I'm following Jesus.
I'm getting up each morning and surrendering my crap.
I'm praying and learning to listen for replies.
I'm obeying in the best way I can.
I'm accepting the fact that I probably look really foolish to a lot of people.
I'm learning to give myself some measure of the same grace that God gives me.
It's not perfect.
Most days, it's not even pretty.
But the yoke is easy and the burden is light.
I'm following Jesus.
THAT'S what I'm doing with my life.
That's all I can hope to do.
6 comments:
Jess,
I love this post. It's so heartfelt and honest. Keep writing!!

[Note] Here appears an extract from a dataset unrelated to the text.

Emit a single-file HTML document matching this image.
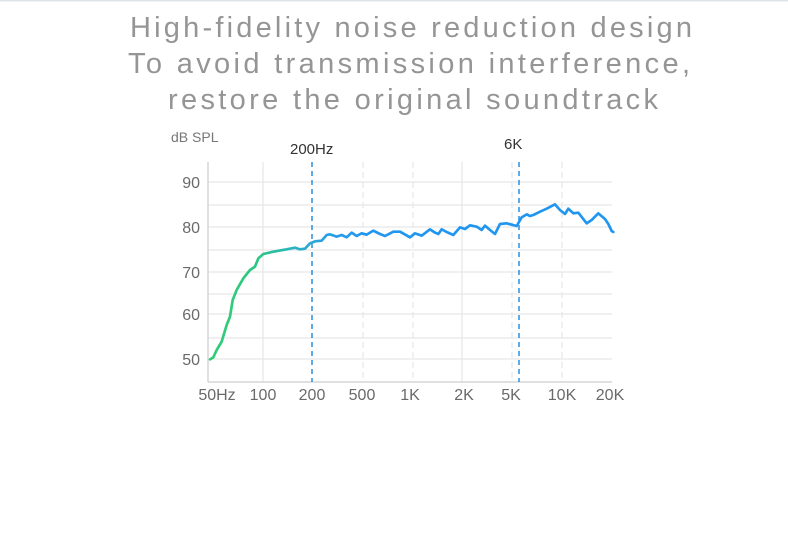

I am so proud of you! Your life looks exactly how it was meant to look and you are doing an excellent job! Following Jesus is the perfect thing to do with your life now and always. Jess, take heart because he redeems ALL things. A year ago my life looked nothing like I thought it would either and I was 32. But now it is perfect and it is a better perfect than any of the ideas or dreams I had made up for myself. He makes our dreams bigger and better. And do you know how I got all of my dreams to come true? I surrendered all plans and expectations to him and decided to let him work it out his way. So it sounds to me you are on to something! You are called and now you are being equipped and you will be an amazing missionary when the Lord knows you are ready. I am so thankful we are friends! And happy for you....you are just getting started on the best adventure of your life!
I see you doing these two things a lot of the time:
Loving God and Loving others.
So I bet Jesus thinks you are doing all right. : )
I love you. Great post, my friend.
I always read your posts and think, "That's my Jess?!" I love you. You're awesome.
Jess. I love your posts and I love you. I so hope you will keep blogging. You're so slyly funny and honest at the same time. It's a great combo.
Now God has you just the place He wants you! Awesome ... surrendered and humble is an incredible place to be.